Laser-cutting machines are designed to cut flat sheets normal to the surface of the material, or put another way, they are intended only to create two-dimensional cuts. While in many sheet metal applications this is no limitation at all, there are other jobs that require cut features like edges and holes to be contoured in three dimensions. Thicker parts that will be welded into an assembly may require beveled edges to allow for better welding properties. Holes might need a countersink to accommodate a fastener. Part edges that will be handled frequently need to be rounded off to reduce risk of user injury. All these situations will require those two-dimensional laser-cut parts to be additionally processed after cutting is complete, adding cost and complexity to the job.

That’s not to say that there are not specialized machines that address this requirement. Combination punching and laser-cutting technology has been around for a long time, and this allows the operator to gain the advantages of flexible shape cutting from the laser and three-dimensional forming from the punch. Still, these machines are generally much more limited in the thickness range they can process than a dedicated laser, and more importantly they lag far behind in processing speed. There are also multi-axis laser-cutting systems that allow for the use of the laser as a true 3D cutting tool, but these systems are intended primarily to cut contoured surfaces and are not very productive when cutting ordinary flat geometry. Flat sheet cutting lasers have also been designed, which incorporate some degree of articulation of the cutting unit, allowing the laser beam to be fired at an angle to the sheet surface to produce a beveled cut. This technology also has its drawbacks and limitations though. Having an articulating cutting unit introduces another possible failure mode for the machine and another maintenance point that needs checking and calibration to stay in good working order. This technology also cannot be used to round off a part edge or create a countersunk hole: Firing the beam through the sheet at angle still means the beam will keep traveling at that angle until its energy disperses.
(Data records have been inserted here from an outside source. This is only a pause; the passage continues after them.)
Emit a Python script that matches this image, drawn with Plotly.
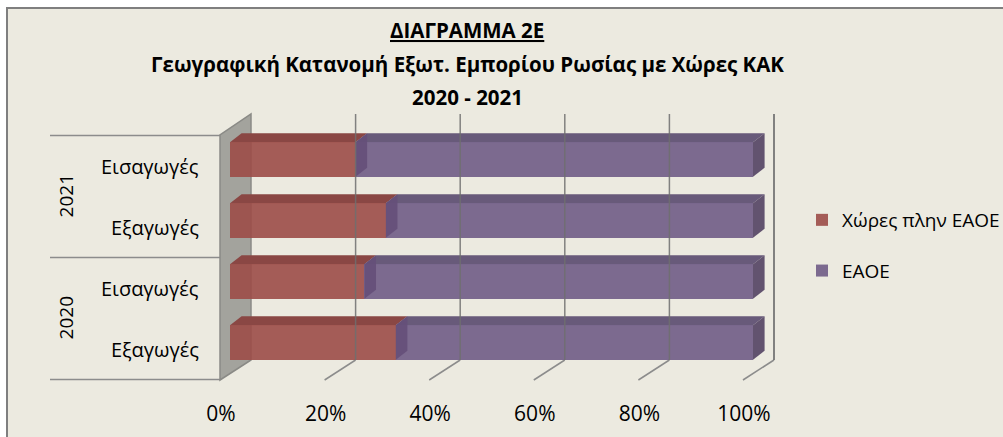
import plotly.graph_objects as go

# ---------------- data (bottom -> top) ----------------
years = ["2020", "2020", "2021", "2021"]
flows = ["Εξαγωγές", "Εισαγωγές", "Εξαγωγές", "Εισαγωγές"]
other_cis = [31.7, 25.7, 29.8, 24.0]      # Χώρες πλην ΕΑΟΕ (%)
eaeu = [68.3, 74.3, 70.2, 76.0]           # ΕΑΟΕ (%)
series_names = ["Χώρες πλην ΕΑΟΕ", "ΕΑΟΕ"]
x_ticks = [0, 20, 40, 60, 80, 100]
title_lines = ["ΔΙΑΓΡΑΜΜΑ 2Ε",
               "Γεωγραφική Κατανομή Εξωτ. Εμπορίου Ρωσίας με Χώρες ΚΑΚ",
               "2020 - 2021"]

# ---------------- geometry / style ----------------
W, H = 1003, 437
PL, PR, PT, PB = 219, 776, 112, 382          # plot area in px
X0PX, KX = 230.0, 5.23                        # value 0 -> px, px per %
Y0PX, KY = 342.5, 61.0                        # index 0 -> px, px per index
xr = [(PL - X0PX) / KX, (PR - X0PX) / KX]
yr = [(Y0PX - PB) / KY, (Y0PX - PT) / KY]

BAR_W = 0.566
DX, DY = 11.6 / KX, 9.0 / KY                  # bar depth offset (data units)
FLOOR_X, WALL_X = -10.0 / KX, 21.0 / KX       # floor front / back wall offsets
Y_FLOOR_F, Y_FLOOR_B = (Y0PX - 380) / KY, (Y0PX - 360) / KY
Y_TOP_F, Y_TOP_B = (Y0PX - 135) / KY, (Y0PX - 114) / KY
FRONT_SHIFT_Y = -0.105

RED = "rgba(156,76,72,0.9)"
PUR = "rgba(114,94,136,0.92)"
RED_TOP = "#8A4744"
PUR_TOP = "#685A7A"
PUR_SIDE = "#62536F"
PUR_INNER = "#654F79"
BG = "#ECEAE0"
GRID = "rgba(110,110,110,0.85)"
FONT = "Open Sans"


def ppx(px):
    return (px - PL) / (PR - PL)


def ppy(py):
    return (PB - py) / (PB - PT)


def path(pts):
    return "M " + " L ".join(f"{x},{y}" for x, y in pts) + " Z"


ys = list(range(len(years)))
shapes = []

# chart-area frame
shapes.append(dict(type="rect", xref="paper", yref="paper", layer="below",
                   x0=ppx(7), x1=ppx(1012), y0=ppy(446), y1=ppy(8),
                   fillcolor=BG, line=dict(color="#7F7F7F", width=2)))

# left wall
shapes.append(dict(type="path", xref="x", yref="y", layer="below",
                   path=path([(FLOOR_X, Y_FLOOR_F), (FLOOR_X, Y_TOP_F),
                              (WALL_X, Y_TOP_B), (WALL_X, Y_FLOOR_B)]),
                   fillcolor="#A3A39D", line=dict(color="#8A8A86", width=1.5)))

# bar depth faces
for i, (r, p) in enumerate(zip(other_cis, eaeu)):
    yt, yb = i + BAR_W / 2, i - BAR_W / 2
    tot = r + p
    shapes.append(dict(type="path", xref="x", yref="y", layer="below",
                       path=path([(0, yt), (r, yt), (r + DX, yt + DY), (DX, yt + DY)]),
                       fillcolor=RED_TOP, line=dict(width=0)))
    shapes.append(dict(type="path", xref="x", yref="y", layer="below",
                       path=path([(r, yt), (tot, yt), (tot + DX, yt + DY), (r + DX, yt + DY)]),
                       fillcolor=PUR_TOP, line=dict(width=0)))
    shapes.append(dict(type="path", xref="x", yref="y", layer="below",
                       path=path([(tot, yb), (tot, yt), (tot + DX, yt + DY), (tot + DX, yb + DY)]),
                       fillcolor=PUR_SIDE, line=dict(width=0)))
    shapes.append(dict(type="path", xref="x", yref="y", layer="above",
                       path=path([(r, yb), (r, yt), (r + DX, yt + DY), (r + DX, yb + DY)]),
                       fillcolor=PUR_INNER, opacity=0.9, line=dict(width=0)))

# back-wall gridlines and floor diagonals
for v in x_ticks[1:]:
    shapes.append(dict(type="line", xref="x", yref="y", layer="above",
                       x0=v + WALL_X, x1=v + WALL_X, y0=Y_FLOOR_B, y1=Y_TOP_B,
                       line=dict(color=GRID, width=2 if v == 100 else 1.5)))
    shapes.append(dict(type="line", xref="x", yref="y", layer="below",
                       x0=v + FLOOR_X, x1=v + WALL_X, y0=Y_FLOOR_F, y1=Y_FLOOR_B,
                       line=dict(color="#8C8C8C", width=1.5)))

# category-axis separators
for b in [len(years) - 0.5, 1.5, -0.5]:
    shapes.append(dict(type="line", xref="paper", yref="y", layer="below",
                       x0=ppx(50), x1=ppx(220), y0=b + FRONT_SHIFT_Y, y1=b + FRONT_SHIFT_Y,
                       line=dict(color="#8C8C8C", width=1.5)))

annotations = []
for i, f in enumerate(flows):
    annotations.append(dict(xref="paper", yref="y", x=ppx(201), y=i - 0.12,
                            xanchor="right", yanchor="middle", showarrow=False,
                            text=f, font=dict(family=FONT, size=20, color="#000")))
for yv, lab in [(0.5, "2020"), (2.5, "2021")]:
    annotations.append(dict(xref="paper", yref="y", x=ppx(66), y=yv + FRONT_SHIFT_Y,
                            xanchor="center", yanchor="middle", showarrow=False,
                            textangle=-90, text=lab,
                            font=dict(family=FONT, size=19, color="#000")))
for ty, line in zip([30, 64, 97], title_lines):
    txt = f"<b><u>{line}</u></b>" if ty == 30 else f"<b>{line}</b>"
    annotations.append(dict(xref="paper", yref="paper", x=ppx(467), y=ppy(ty),
                            xanchor="center", yanchor="middle", showarrow=False,
                            text=txt, font=dict(family=FONT, size=20.5, color="#000")))

fig = go.Figure()
fig.add_trace(go.Bar(y=ys, x=other_cis, orientation="h", width=BAR_W,
                     name=series_names[0], marker=dict(color=RED, line=dict(width=0)),
                     legendgroup="a"))
fig.add_trace(go.Bar(y=ys, x=eaeu, orientation="h", width=BAR_W,
                     name=series_names[1], marker=dict(color=PUR, line=dict(width=0)),
                     legendgroup="b"))

fig.update_layout(
    width=W, height=H, autosize=False,
    margin=dict(l=PL, r=W - PR, t=PT, b=H - PB, autoexpand=False),
    barmode="stack",
    paper_bgcolor="white", plot_bgcolor="rgba(0,0,0,0)",
    shapes=shapes, annotations=annotations,
    showlegend=True,
    legend=dict(x=ppx(802), y=ppy(201), xanchor="left", yanchor="top",
                font=dict(family=FONT, size=19, color="#000"),
                bgcolor="rgba(0,0,0,0)", tracegroupgap=23, traceorder="grouped"),
    xaxis=dict(range=xr, tickvals=x_ticks, ticktext=[f"{v}%" for v in x_ticks],
               showgrid=False, zeroline=False, showline=False, ticks="",
               ticklabelshift=-9, ticklabelstandoff=17,
               tickfont=dict(family=FONT, size=21, color="#000"), fixedrange=True),
    yaxis=dict(range=yr, showticklabels=False, showgrid=False, zeroline=False,
               showline=False, ticks="", fixedrange=True),
    font=dict(family=FONT),
)

fig.write_html("out.html", config={"displayModeBar": False},
               post_script="document.body.style.margin='0';document.body.style.overflow='hidden';")
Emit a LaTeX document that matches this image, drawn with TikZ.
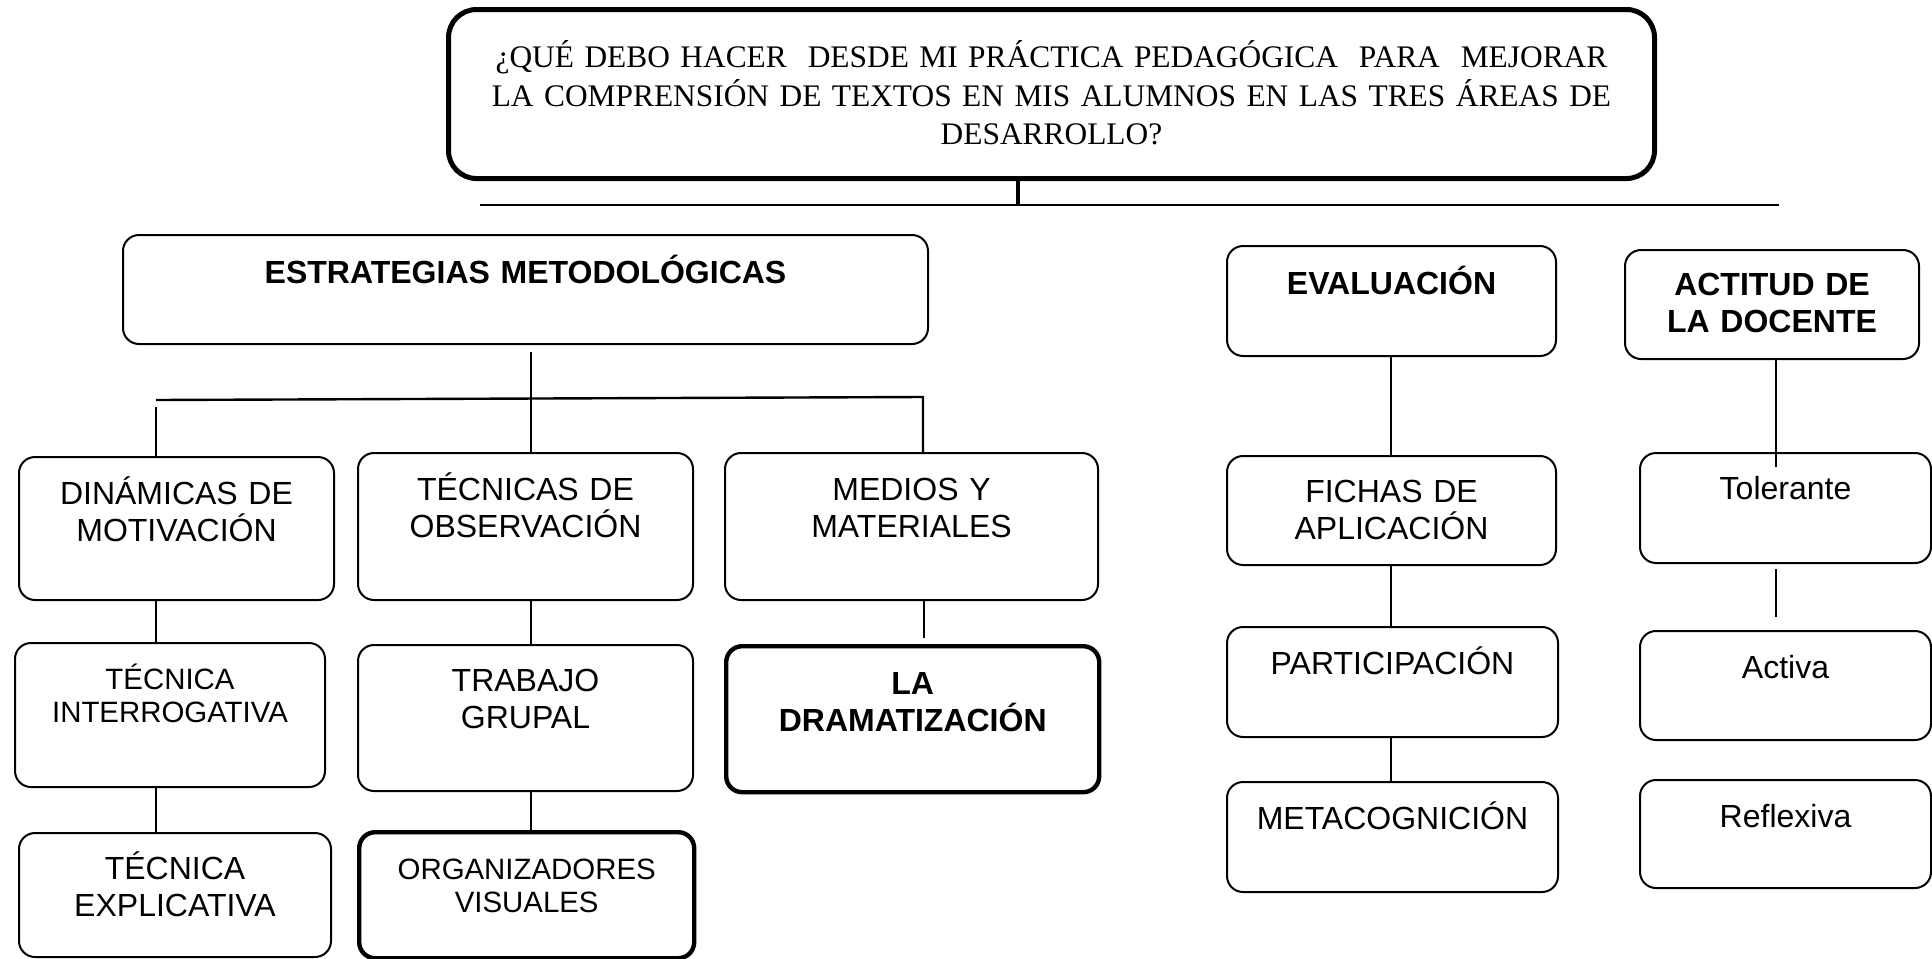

NEW STRATEGY FOR EDGE TREATMENT
Despite these complications, a newly introduced technology shows it is possible to address this limitation of 2D laser cutting without the introduction of complicated mechanical design or specialized hardware of any kind. By manipulating the laser beam directly, it is possible post-process geometry that has already been cut normal to the surface of the sheet to create a three-dimensional edge profile. This strategy uses capabilities already built into the current generation of solid-state laser-cutting machines, so it becomes possible simply by updating offline programming and machine control software to take advantage of this functionality.

In addition to teaching old machines new tricks, this new strategy for edge treatment using the laser allows for a broader application range than an actual articulating cutting unit would. For example, in addition to beveling cut edges for weld preparation, this strategy can also be used to break sharp edges slightly for safer handling, as well as to create a countersunk hole suitable for receiving a recessed fastener. Because the strategy is entirely software based, adjusting the edge treatment is just a matter of changing parameters: No mechanical setup or change-over is needed.

By bringing the ability to perform edge contouring on flat sheet cutting lasers, this new technology promises to make laser cutting even more flexible as a fabrication tool. And by allowing some secondary part processing (like drilling countersinks) to be pulled back into the cutting machine, this technique can also eliminate some manual production effort and further ratchet down part costs. All in all, it’s a great example of how the laser machine continues to extend its value in manufacturing, and also of how instrumental good software is at realizing the full potential of modern machinery.